PROBLEM DESCRIPTION>
Using the data below, tally the lines that include the string "this". Only the number is wanted.

PROVIDED MATERIAL>

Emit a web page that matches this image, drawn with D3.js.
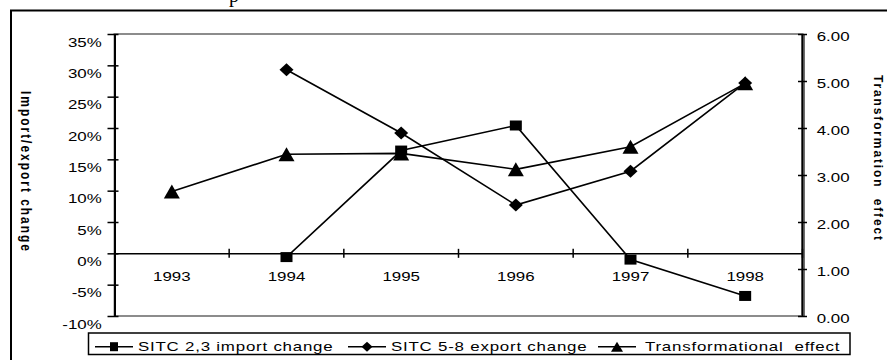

* * *

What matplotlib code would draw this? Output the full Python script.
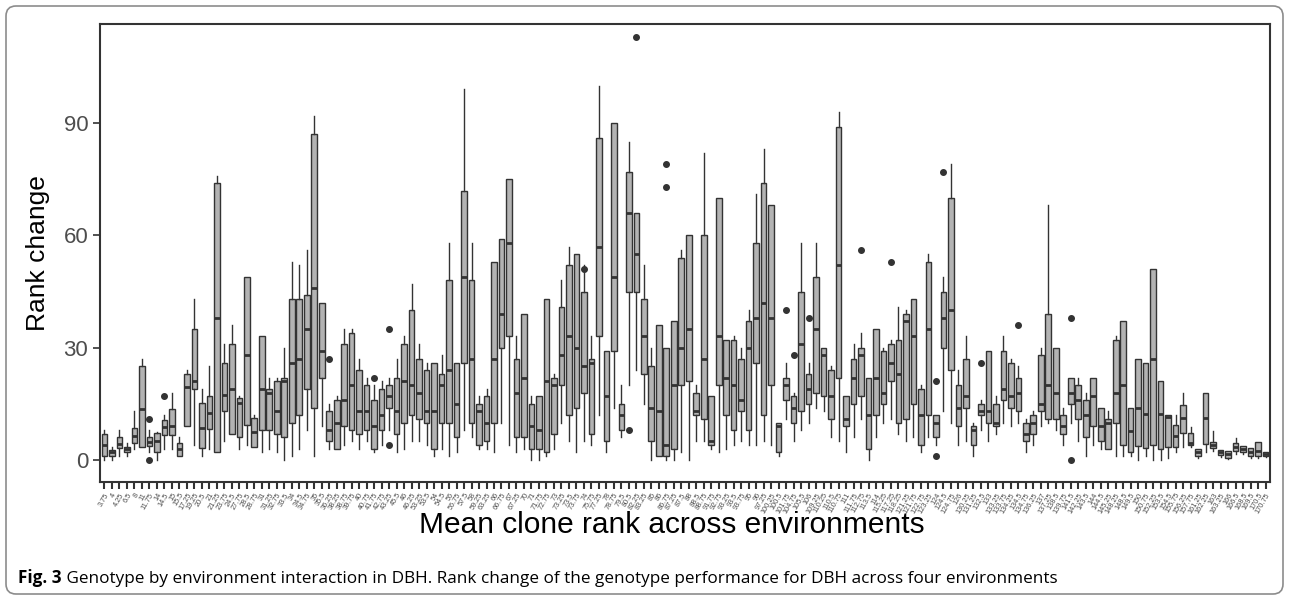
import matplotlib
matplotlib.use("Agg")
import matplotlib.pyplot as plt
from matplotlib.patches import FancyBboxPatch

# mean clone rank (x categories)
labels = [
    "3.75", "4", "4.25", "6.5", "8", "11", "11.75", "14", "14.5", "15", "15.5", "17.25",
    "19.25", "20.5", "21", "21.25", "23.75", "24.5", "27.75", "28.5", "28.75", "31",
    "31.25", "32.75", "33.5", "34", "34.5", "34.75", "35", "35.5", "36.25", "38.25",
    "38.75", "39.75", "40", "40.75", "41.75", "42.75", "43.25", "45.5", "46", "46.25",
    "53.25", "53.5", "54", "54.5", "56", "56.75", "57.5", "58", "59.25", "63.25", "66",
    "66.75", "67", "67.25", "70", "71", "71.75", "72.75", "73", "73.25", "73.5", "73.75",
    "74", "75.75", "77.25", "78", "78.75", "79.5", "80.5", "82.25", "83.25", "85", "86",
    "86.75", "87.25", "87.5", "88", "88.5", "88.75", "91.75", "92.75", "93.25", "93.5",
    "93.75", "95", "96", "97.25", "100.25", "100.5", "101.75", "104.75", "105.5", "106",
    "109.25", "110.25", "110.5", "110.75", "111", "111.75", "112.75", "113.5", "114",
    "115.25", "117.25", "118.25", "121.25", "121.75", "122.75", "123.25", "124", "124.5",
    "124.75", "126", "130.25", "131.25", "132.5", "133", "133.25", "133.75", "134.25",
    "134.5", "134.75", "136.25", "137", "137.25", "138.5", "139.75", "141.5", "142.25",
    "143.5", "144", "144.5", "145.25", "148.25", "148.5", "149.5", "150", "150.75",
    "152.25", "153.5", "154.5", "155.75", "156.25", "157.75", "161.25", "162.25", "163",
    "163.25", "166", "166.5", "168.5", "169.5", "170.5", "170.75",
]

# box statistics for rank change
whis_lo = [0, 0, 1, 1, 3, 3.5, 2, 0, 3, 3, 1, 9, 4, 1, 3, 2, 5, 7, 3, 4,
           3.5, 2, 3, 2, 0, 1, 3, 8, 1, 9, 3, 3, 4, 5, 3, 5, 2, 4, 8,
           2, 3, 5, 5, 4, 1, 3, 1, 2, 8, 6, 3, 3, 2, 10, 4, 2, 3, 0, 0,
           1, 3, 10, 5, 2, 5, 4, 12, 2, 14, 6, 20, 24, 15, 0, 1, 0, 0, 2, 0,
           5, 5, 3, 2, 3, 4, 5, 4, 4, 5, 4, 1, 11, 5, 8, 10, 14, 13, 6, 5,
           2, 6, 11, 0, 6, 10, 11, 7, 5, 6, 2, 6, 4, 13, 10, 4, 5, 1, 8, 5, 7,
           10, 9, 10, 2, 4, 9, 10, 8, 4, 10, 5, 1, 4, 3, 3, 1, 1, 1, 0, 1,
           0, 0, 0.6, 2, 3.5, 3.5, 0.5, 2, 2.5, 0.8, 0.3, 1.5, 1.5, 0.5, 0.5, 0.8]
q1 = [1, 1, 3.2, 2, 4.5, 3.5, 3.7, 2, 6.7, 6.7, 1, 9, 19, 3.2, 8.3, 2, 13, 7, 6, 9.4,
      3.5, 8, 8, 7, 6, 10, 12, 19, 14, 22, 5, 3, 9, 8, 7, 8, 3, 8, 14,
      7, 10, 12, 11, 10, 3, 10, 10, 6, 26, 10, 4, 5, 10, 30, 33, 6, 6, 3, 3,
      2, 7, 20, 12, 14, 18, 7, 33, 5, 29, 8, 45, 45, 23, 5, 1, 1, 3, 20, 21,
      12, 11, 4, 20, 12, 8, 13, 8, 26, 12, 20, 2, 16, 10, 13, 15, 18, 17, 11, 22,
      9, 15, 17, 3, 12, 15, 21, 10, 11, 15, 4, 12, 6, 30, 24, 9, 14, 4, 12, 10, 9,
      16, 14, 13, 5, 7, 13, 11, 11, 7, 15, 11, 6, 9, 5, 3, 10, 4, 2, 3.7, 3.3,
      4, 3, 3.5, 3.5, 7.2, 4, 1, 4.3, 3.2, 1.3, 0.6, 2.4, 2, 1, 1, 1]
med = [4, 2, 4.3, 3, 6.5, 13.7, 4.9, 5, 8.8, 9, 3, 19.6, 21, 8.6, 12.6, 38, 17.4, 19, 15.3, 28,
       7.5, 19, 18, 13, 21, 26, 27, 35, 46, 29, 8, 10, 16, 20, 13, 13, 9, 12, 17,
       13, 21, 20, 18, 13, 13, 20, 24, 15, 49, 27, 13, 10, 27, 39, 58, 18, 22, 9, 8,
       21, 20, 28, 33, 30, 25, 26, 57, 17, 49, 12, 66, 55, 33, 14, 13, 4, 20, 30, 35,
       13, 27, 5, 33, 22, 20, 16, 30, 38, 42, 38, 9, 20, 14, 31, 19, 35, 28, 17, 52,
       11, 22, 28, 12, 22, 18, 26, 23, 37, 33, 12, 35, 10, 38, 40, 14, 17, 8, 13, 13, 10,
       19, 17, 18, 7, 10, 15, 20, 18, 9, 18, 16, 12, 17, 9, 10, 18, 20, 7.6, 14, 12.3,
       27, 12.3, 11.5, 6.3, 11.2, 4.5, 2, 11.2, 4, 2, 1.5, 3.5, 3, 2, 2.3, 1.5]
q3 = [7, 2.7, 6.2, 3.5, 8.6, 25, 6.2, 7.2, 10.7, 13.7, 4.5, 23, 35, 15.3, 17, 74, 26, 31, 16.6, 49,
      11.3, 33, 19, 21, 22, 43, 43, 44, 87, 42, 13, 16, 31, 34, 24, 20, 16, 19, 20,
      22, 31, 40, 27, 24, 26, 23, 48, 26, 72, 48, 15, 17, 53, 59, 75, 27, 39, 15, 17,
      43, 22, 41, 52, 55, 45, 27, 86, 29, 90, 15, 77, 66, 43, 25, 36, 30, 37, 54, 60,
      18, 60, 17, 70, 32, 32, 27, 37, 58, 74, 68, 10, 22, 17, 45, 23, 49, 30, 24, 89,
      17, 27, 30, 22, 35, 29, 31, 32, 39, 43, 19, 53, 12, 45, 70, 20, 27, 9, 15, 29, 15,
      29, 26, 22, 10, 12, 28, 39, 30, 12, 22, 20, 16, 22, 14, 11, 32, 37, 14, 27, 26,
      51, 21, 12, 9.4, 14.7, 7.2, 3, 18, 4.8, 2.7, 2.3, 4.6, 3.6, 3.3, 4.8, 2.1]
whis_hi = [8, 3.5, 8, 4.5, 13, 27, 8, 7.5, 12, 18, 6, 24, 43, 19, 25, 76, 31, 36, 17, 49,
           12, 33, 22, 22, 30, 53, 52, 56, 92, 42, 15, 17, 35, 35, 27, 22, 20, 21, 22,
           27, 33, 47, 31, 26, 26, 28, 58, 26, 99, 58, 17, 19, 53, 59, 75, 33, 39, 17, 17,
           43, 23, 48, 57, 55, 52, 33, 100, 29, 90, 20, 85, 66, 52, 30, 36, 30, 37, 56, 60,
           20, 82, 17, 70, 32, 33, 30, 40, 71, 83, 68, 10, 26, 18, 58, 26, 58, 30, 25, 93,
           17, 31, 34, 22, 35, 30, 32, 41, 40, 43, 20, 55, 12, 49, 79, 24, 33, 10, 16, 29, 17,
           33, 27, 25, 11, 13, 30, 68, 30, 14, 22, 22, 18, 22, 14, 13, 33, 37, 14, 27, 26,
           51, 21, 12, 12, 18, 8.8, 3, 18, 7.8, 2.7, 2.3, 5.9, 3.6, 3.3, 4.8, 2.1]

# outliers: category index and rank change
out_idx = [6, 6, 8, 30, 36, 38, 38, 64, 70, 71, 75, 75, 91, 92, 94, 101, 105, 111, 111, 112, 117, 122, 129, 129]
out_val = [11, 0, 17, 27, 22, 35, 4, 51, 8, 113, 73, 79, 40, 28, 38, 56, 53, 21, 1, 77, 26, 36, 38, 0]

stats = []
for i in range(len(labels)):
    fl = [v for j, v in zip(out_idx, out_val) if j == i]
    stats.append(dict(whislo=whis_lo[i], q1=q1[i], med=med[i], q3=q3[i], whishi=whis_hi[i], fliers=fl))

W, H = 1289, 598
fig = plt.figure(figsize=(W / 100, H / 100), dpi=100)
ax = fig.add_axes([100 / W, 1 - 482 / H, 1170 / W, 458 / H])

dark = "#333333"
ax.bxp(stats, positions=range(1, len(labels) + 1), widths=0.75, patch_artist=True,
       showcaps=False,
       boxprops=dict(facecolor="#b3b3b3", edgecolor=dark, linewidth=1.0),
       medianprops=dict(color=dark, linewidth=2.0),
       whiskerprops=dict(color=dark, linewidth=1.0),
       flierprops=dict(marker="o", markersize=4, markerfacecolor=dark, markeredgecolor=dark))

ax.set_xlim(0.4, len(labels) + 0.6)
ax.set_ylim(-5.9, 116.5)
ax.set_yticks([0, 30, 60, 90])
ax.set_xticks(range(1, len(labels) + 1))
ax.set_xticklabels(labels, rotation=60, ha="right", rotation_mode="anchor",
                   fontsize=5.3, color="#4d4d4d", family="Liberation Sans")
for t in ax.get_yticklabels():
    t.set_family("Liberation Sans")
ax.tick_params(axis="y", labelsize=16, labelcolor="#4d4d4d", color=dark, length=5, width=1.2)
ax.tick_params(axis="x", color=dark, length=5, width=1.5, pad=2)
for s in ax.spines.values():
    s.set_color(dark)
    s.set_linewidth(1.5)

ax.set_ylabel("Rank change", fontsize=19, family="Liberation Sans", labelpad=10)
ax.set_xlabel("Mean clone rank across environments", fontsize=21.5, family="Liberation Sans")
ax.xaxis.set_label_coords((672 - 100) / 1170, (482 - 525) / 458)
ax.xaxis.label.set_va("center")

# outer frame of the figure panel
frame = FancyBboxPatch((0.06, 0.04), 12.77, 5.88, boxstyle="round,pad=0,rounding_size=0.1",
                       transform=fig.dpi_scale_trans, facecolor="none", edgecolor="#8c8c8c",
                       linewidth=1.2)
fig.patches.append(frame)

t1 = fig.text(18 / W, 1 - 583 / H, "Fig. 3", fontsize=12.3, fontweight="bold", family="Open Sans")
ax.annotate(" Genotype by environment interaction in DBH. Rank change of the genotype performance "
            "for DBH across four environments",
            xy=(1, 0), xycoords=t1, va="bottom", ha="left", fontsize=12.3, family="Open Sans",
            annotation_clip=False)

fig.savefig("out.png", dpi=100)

THE REPLY>
2